◆ INPUT ◆
──────────
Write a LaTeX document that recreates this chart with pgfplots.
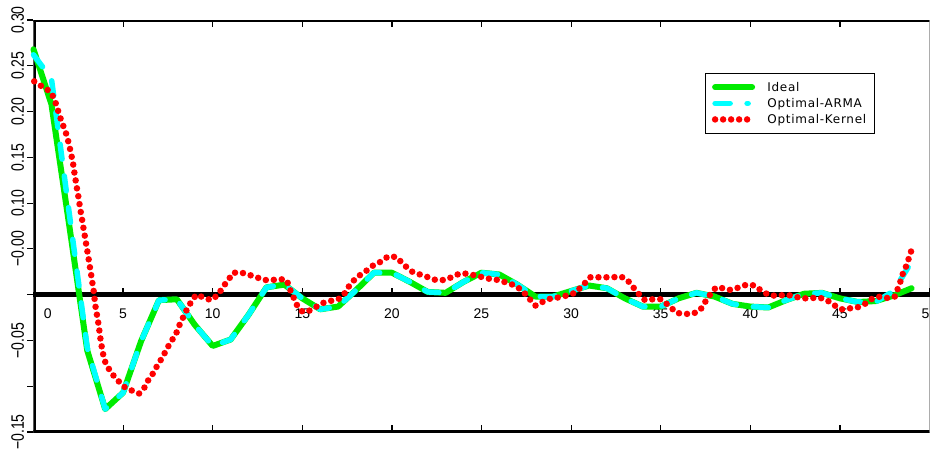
\documentclass[border=0pt]{standalone}
\usepackage{fontspec}
\setmainfont{Liberation Sans}
\newfontfamily\legfont[LetterSpace=6]{DejaVu Sans}
\usepackage{graphicx}
\usepackage{pgfplots}
\pgfplotsset{compat=1.18}
\definecolor{idealgreen}{RGB}{0,235,0}
\definecolor{armacyan}{RGB}{0,255,255}
\definecolor{kernred}{RGB}{255,0,0}
\newcommand{\yl}[1]{\scalebox{0.78}[1]{#1}}
\pgfplotsset{base/.style={width=896pt,height=412pt,scale only axis,
  xmin=0,xmax=50,ymin=-0.15,ymax=0.30,at={(0pt,0pt)},anchor=south west},
  longleg/.style={legend image code/.code={\draw[##1] (0pt,0pt) -- (37pt,0pt);}},
  shortleg/.style={legend image code/.code={\draw[##1] (0pt,0pt) -- (33pt,0pt);}}}
\begin{document}
\begin{tikzpicture}
% frame and y ticks
\begin{axis}[base, axis x line=none, axis y line=left, axis line style={draw=none},
  ytick={-0.15,-0.1,-0.05,0,0.05,0.1,0.15,0.2,0.25,0.3},
  yticklabels={\yl{−0.15},,\yl{−0.05},,\yl{−0.00},\yl{0.10},\yl{0.15},\yl{0.20},\yl{0.25},\yl{0.30}},
  tick align=outside, major tick length=6pt, tick style={black,line width=1.2pt},
  yticklabel style={rotate=90,anchor=south,font=\fontsize{18}{20}\selectfont}]
  \draw[line width=3.5pt] (rel axis cs:0,0) -- (rel axis cs:1,0);
  \draw[line width=3pt] (rel axis cs:0,1) -- (rel axis cs:1,1);
  \draw[line width=1.5pt,gray] (rel axis cs:1,0) -- (rel axis cs:1,1);
  \draw[line width=5pt] (rel axis cs:0,-0.005) -- (rel axis cs:0,1.005);
\end{axis}
% zero line with its ticks and labels
\begin{axis}[base, axis x line=middle, axis y line=none,
  axis line style={-}, x axis line style={line width=4.5pt,-},
  xtick={5,10,15,20,25,30,35,40,45,50},
  xticklabels={5,10,15,20,25,30,35,40,45,50},
  extra x ticks={0.8}, extra x tick labels={0}, extra x tick style={major tick length=0pt},
  tick align=inside, major tick length=7pt, tick style={black,line width=1.2pt},
  xticklabel style={font=\fontsize{14}{16}\selectfont, yshift=-11pt}]
\end{axis}
% data
\begin{axis}[base, axis line style={draw=none}, clip=false,
  xtick={5,10,15,20,25,30,35,40,45}, xticklabels={}, ytick=\empty,
  tick align=inside, major tick length=7pt, tick style={black,line width=1.2pt},
  legend style={at={(0.7494,0.8714)},anchor=north west,draw=black,line width=0.8pt,
    fill=white,inner xsep=6.5pt,inner ysep=6.5pt,row sep=1.5pt,
    font=\legfont\fontsize{12}{14}\selectfont,
    /tikz/every odd column/.append style={column sep=10pt}},
  legend cell align=left, longleg]
\addplot[idealgreen, line width=6pt, line cap=round, line join=round] coordinates {
(0,0.268) (1,0.208) (2,0.075) (3,-0.061) (4,-0.125) (5,-0.107) (6,-0.051) (7,-0.006)
(8,-0.005) (9,-0.033) (10,-0.056) (11,-0.049) (12,-0.022) (13,0.008) (14,0.011)
(15,-0.004) (16,-0.016) (17,-0.013) (18,0.005) (19,0.024) (20,0.024) (21,0.014)
(22,0.003) (23,0.002) (24,0.014) (25,0.024) (26,0.022) (27,0.011) (28,-0.002)
(29,-0.002) (30,0.004) (31,0.010) (32,0.007) (33,-0.004) (34,-0.013) (35,-0.013)
(36,-0.004) (37,0.002) (38,-0.002) (39,-0.010) (40,-0.013) (41,-0.014) (42,-0.006)
(43,0.001) (44,0.002) (45,-0.004) (46,-0.008) (47,-0.007) (48,-0.001) (49,0.007)};
\addlegendentry{Ideal}
\addplot[armacyan, line width=5.5pt, line cap=round, line join=round, dash pattern=on 15pt off 17pt,
  shortleg] coordinates {
(0,0.262) (1,0.236) (2,0.088) (3,-0.058) (4,-0.125) (5,-0.107) (6,-0.051) (7,-0.006)
(8,-0.005) (9,-0.033) (10,-0.056) (11,-0.049) (12,-0.022) (13,0.008) (14,0.011)
(15,-0.004) (16,-0.016) (17,-0.013) (18,0.005) (19,0.024) (20,0.024) (21,0.014)
(22,0.003) (23,0.002) (24,0.014) (25,0.024) (26,0.022) (27,0.011) (28,-0.002)
(29,-0.002) (30,0.004) (31,0.010) (32,0.007) (33,-0.004) (34,-0.013) (35,-0.013)
(36,-0.004) (37,0.002) (38,-0.002) (39,-0.010) (40,-0.013) (41,-0.014) (42,-0.006)
(43,0.001) (44,0.002) (45,-0.004) (46,-0.008) (47,-0.008) (48,0.004) (49,0.036)};
\addlegendentry{Optimal-ARMA}
\addplot[kernred, line width=6.5pt, line cap=round, line join=round, dash pattern=on 0pt off 8pt] coordinates {
(0.04,0.233) (0.5,0.227) (0.93,0.222) (1.17,0.214) (1.3,0.205) (1.44,0.197) (1.58,0.188)
(1.76,0.180) (1.89,0.171) (2.0,0.163) (2.09,0.154) (2.19,0.146) (2.25,0.137) (2.32,0.129)
(2.39,0.120) (2.47,0.111) (2.54,0.103) (2.6,0.094) (2.68,0.086) (2.75,0.077) (2.83,0.068)
(2.9,0.060) (2.97,0.051) (3.05,0.043) (3.11,0.034) (3.19,0.026) (3.25,0.017) (3.32,0.009)
(3.38,0.001) (3.43,-0.009) (3.5,-0.018) (3.57,-0.025) (3.64,-0.034) (3.7,-0.043)
(3.77,-0.053) (3.85,-0.061) (3.93,-0.070) (4.08,-0.077) (4.36,-0.086) (4.72,-0.094)
(5.09,-0.101) (5.52,-0.105) (5.89,-0.108) (6.21,-0.101) (6.44,-0.092) (6.71,-0.085)
(6.94,-0.076) (7.22,-0.068) (7.41,-0.060) (7.69,-0.051) (7.97,-0.042) (8.15,-0.033)
(8.37,-0.024) (8.61,-0.014) (8.83,-0.007) (9.08,0.000) (9.48,-0.003) (9.91,-0.006)
(10.31,0.000) (10.59,0.009) (10.87,0.016) (11.14,0.024) (11.62,0.024) (11.98,0.022)
(12.45,0.019) (12.86,0.016) (13.33,0.016) (13.76,0.017) (14.13,0.016) (14.31,0.006)
(14.49,-0.002) (14.69,-0.011) (14.97,-0.018) (15.25,-0.019) (15.71,-0.014) (16.17,-0.009)
(16.54,-0.007) (17.01,-0.005) (17.39,0.002) (17.66,0.011) (18.04,0.019) (18.50,0.025)
(18.96,0.032) (19.38,0.036) (19.80,0.042) (20.27,0.041) (20.64,0.033) (21.14,0.025)
(21.57,0.022) (22.03,0.019) (22.45,0.016) (22.91,0.016) (23.33,0.019) (23.77,0.023)
(24.21,0.023) (24.64,0.021) (25.07,0.019) (25.51,0.017) (25.97,0.016) (26.41,0.013)
(26.88,0.010) (27.30,0.004) (27.65,-0.004) (28.02,-0.012) (28.49,-0.007) (28.88,-0.004)
(29.32,-0.003) (29.75,-0.001) (30.22,0.002) (30.65,0.010) (31.06,0.019) (31.49,0.019)
(31.89,0.019) (32.35,0.019) (32.76,0.020) (33.14,0.016) (33.47,0.008) (33.81,0.000)
(34.12,-0.006) (34.58,-0.005) (35.01,-0.005) (35.46,-0.012) (35.89,-0.020) (36.36,-0.021)
(36.78,-0.021) (37.20,-0.017) (37.48,-0.008) (37.79,0.001) (38.09,0.008) (38.49,0.007)
(38.92,0.005) (39.38,0.008) (39.80,0.011) (40.26,0.010) (40.69,0.003) (41.14,-0.001)
(41.57,-0.001) (42.04,0.000) (42.46,-0.002) (42.90,-0.004) (43.33,-0.004) (43.77,-0.003)
(44.21,-0.005) (44.63,-0.011) (45.10,-0.016) (45.52,-0.015) (45.97,-0.014) (46.40,-0.010)
(46.83,-0.004) (47.28,-0.002) (47.74,-0.004) (48.07,-0.002) (48.22,0.006) (48.39,0.015)
(48.53,0.024) (48.72,0.032) (48.85,0.040) (49.0,0.049)};
\addlegendentry{Optimal-Kernel\hspace{6pt}}
\end{axis}
\pgfresetboundingbox
\path[use as bounding box] (-33.5pt,-19pt) rectangle (896.5pt,432pt);
\end{tikzpicture}
\end{document}
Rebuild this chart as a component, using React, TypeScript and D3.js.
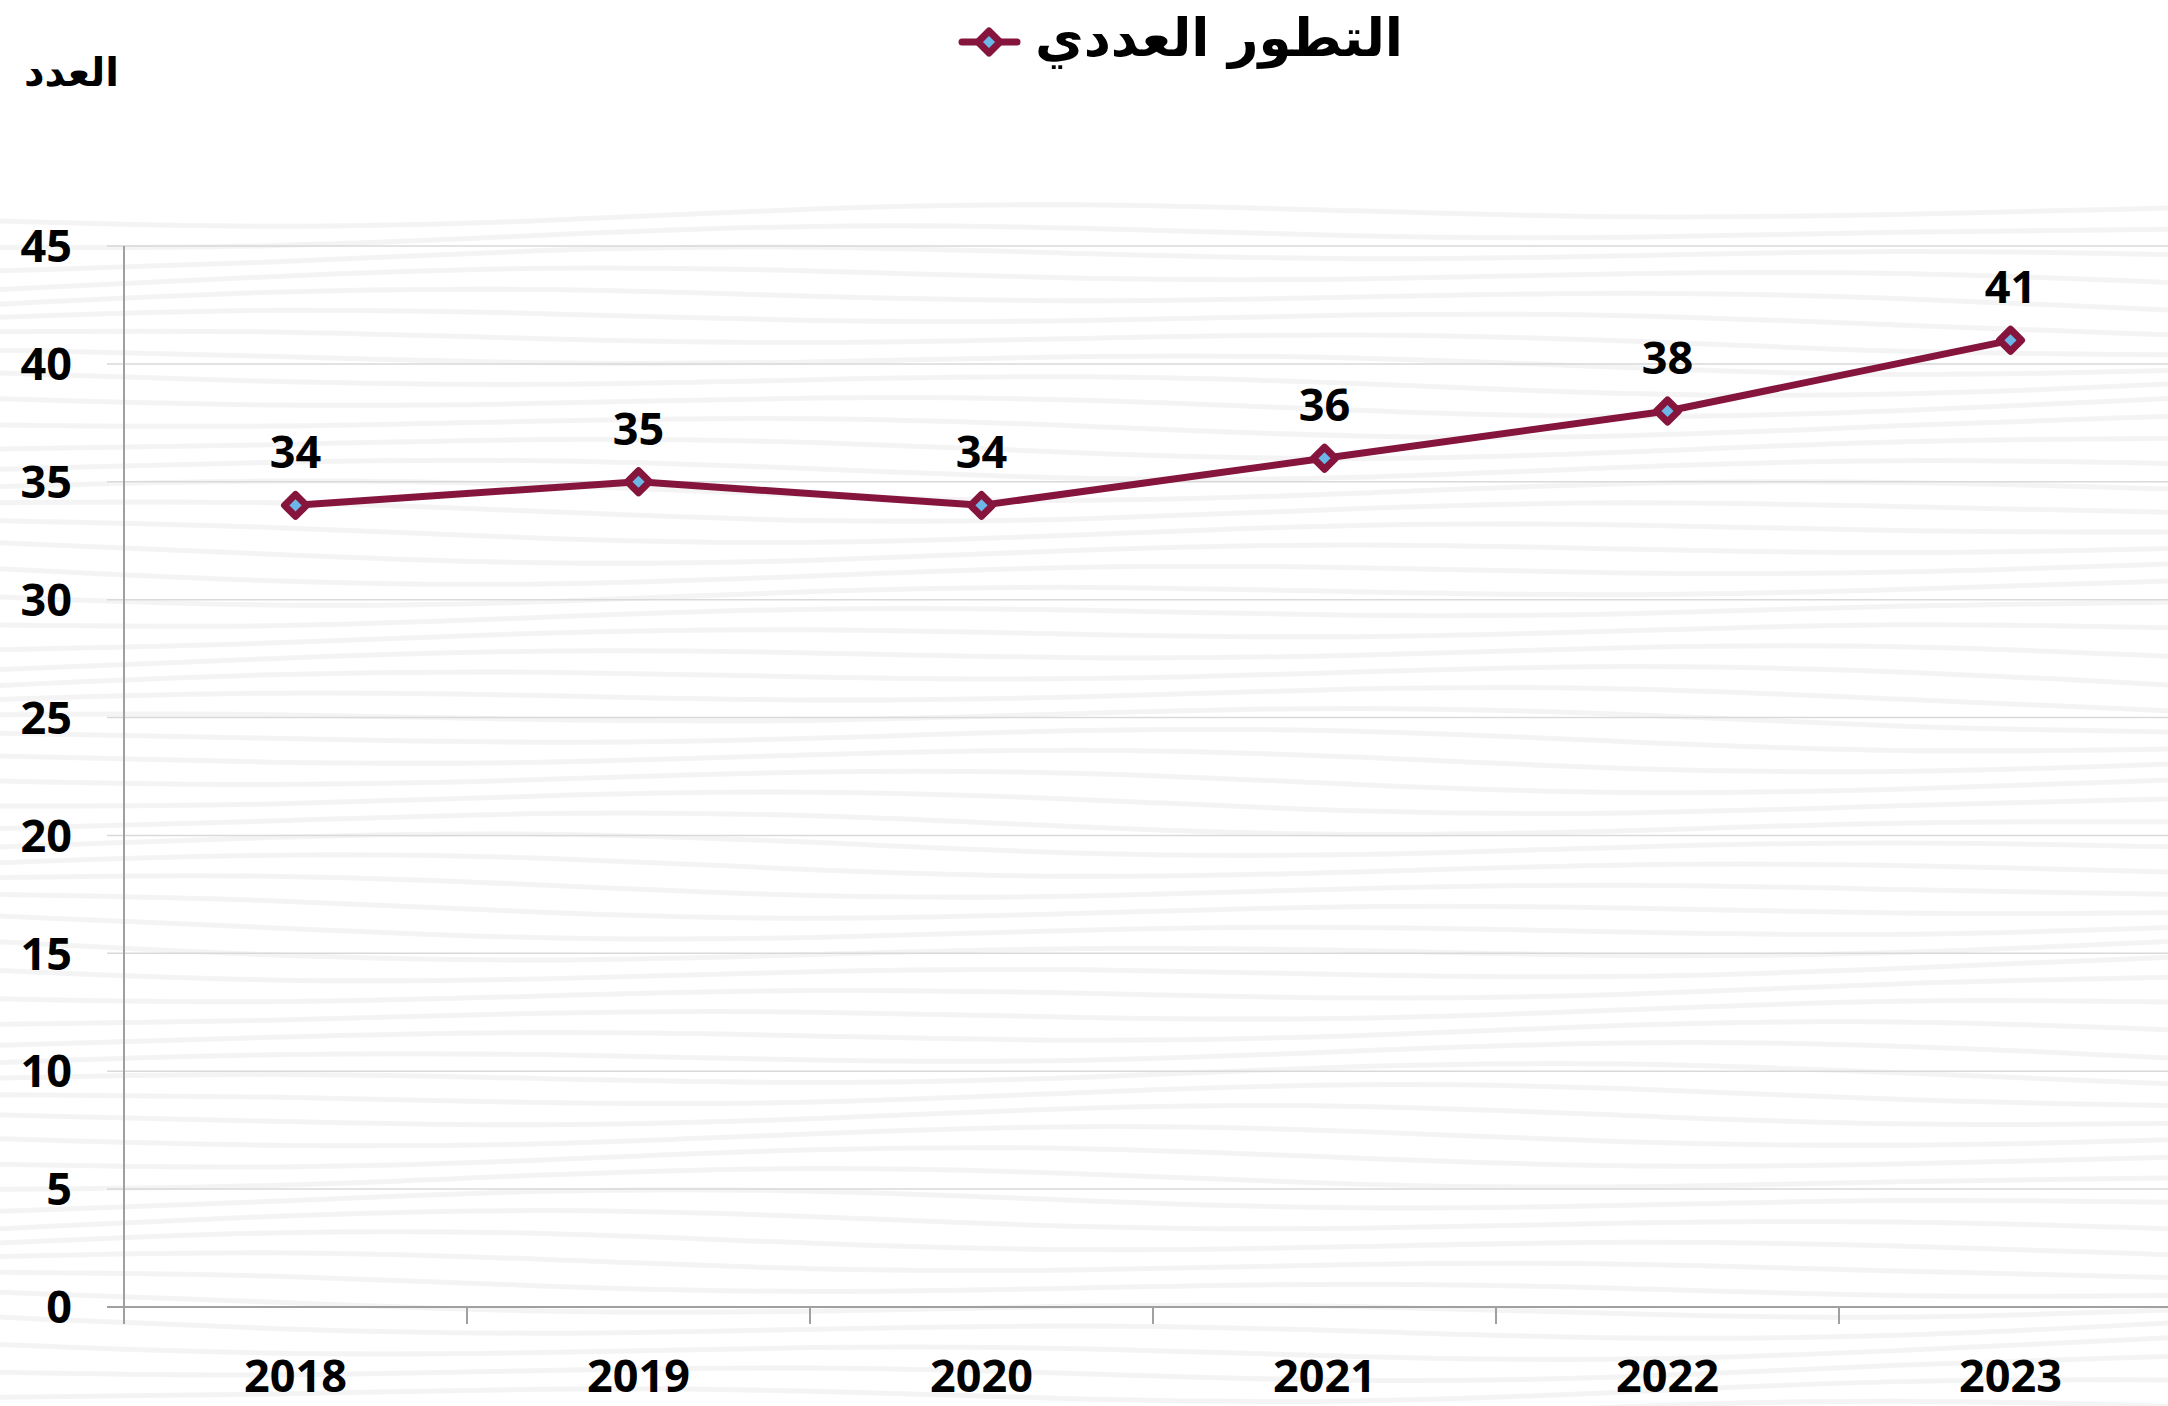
import React, { useEffect } from "react";
import * as d3 from "d3";

const years = ["2018", "2019", "2020", "2021", "2022", "2023"];
const values = [34, 35, 34, 36, 38, 41];
const yTicks = [0, 5, 10, 15, 20, 25, 30, 35, 40, 45];
const title = "التطور العددي";
const yLabel = "العدد";

const W = 2168;
const H = 1406;
const M = { left: 124, right: -14, top: 246, bottom: 99 };
const maroon = "#86153D";
const blue = "#6DB6E8";
const font = "'Open Sans', 'DejaVu Sans', sans-serif";
const arFont = "'DejaVu Sans', sans-serif";

function Marker({ x, y, r }: { x: number; y: number; r: number }) {
  const p = `M${x},${y - r}L${x + r},${y}L${x},${y + r}L${x - r},${y}Z`;
  return <path d={p} fill={blue} stroke={maroon} strokeWidth={7} strokeLinejoin="round" />;
}

export default function App() {
  useEffect(() => {
    document.body.style.margin = "0";
  }, []);

  const x = d3.scaleBand<string>().domain(years).range([M.left, W - M.right]);
  const y = d3.scaleLinear().domain([0, 45]).range([H - M.bottom, M.top]);
  const line = d3
    .line<number>()
    .x((_, i) => (x(years[i]) as number) + x.bandwidth() / 2)
    .y((d) => y(d));

  // decorative wavy background texture
  const waves: string[] = [];
  const waveLine = d3.line<[number, number]>().curve(d3.curveBasis);
  for (let k = 0; k < 58; k++) {
    const base = 215 + k * 21;
    const pts: [number, number][] = [];
    for (let j = 0; j <= 8; j++) {
      const px = (j / 8) * W;
      const py = base + Math.sin(j * 1.3 + k * 0.7) * 9 + Math.cos(j * 0.6 + k * 0.3) * 6;
      pts.push([px, py]);
    }
    waves.push(waveLine(pts) as string);
  }

  const x0 = M.left;
  const x1 = W;
  const yBase = y(0);

  return (
    <svg width={W} height={H} style={{ display: "block", background: "#fff" }}>
      <g>
        {waves.map((d, i) => (
          <path key={i} d={d} fill="none" stroke="#f4f4f4" strokeWidth={5} />
        ))}
      </g>
      {/* gridlines */}
      {yTicks.map((t) => (
        <line key={t} x1={x0 - 17} x2={x1} y1={y(t)} y2={y(t)} stroke={t === 0 ? "#a0a0a0" : "#d9d9d9"} strokeWidth={t === 0 ? 2 : 1.5} />
      ))}
      {/* y axis */}
      <line x1={x0} x2={x0} y1={y(45)} y2={yBase + 17} stroke="#a0a0a0" strokeWidth={2} />
      {years.slice(1).map((yr) => (
        <line key={yr} x1={x(yr) as number} x2={x(yr) as number} y1={yBase} y2={yBase + 17} stroke="#a0a0a0" strokeWidth={2} />
      ))}
      {/* y tick labels */}
      {yTicks.map((t) => (
        <text key={t} x={72} y={y(t)} dy="0.36em" textAnchor="end" fontFamily={font} fontWeight={700} fontSize={45} fill="#000">
          {t}
        </text>
      ))}
      {/* x labels */}
      {years.map((yr) => (
        <text key={yr} x={(x(yr) as number) + x.bandwidth() / 2} y={1392} textAnchor="middle" fontFamily={font} fontWeight={700} fontSize={45} fill="#000">
          {yr}
        </text>
      ))}
      {/* line */}
      <path d={line(values) as string} fill="none" stroke={maroon} strokeWidth={7} strokeLinejoin="round" />
      {values.map((v, i) => {
        const cx = (x(years[i]) as number) + x.bandwidth() / 2;
        return (
          <g key={i}>
            <Marker x={cx} y={y(v)} r={11} />
            <text x={cx} y={y(v) - 37} textAnchor="middle" fontFamily={font} fontWeight={700} fontSize={45} fill="#000">
              {v}
            </text>
          </g>
        );
      })}
      {/* legend/title */}
      <line x1={962} x2={1017} y1={42} y2={42} stroke={maroon} strokeWidth={7} strokeLinecap="round" />
      <Marker x={989} y={42} r={11} />
      <text x={1403} y={56} textAnchor="end" fontFamily={arFont} fontWeight={700} fontSize={53} fill="#000">
        {title}
      </text>
      {/* y axis label */}
      <text x={119} y={86} textAnchor="end" fontFamily={arFont} fontWeight={700} fontSize={40} fill="#000">
        {yLabel}
      </text>
    </svg>
  );
}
──────────
◆ PROMPT ◆
Report every line containing the word "with" from the listing above.

◆ COMPLETE RESPONSE ◆
Write a LaTeX document that recreates this chart with pgfplots.
% zero line with its ticks and labels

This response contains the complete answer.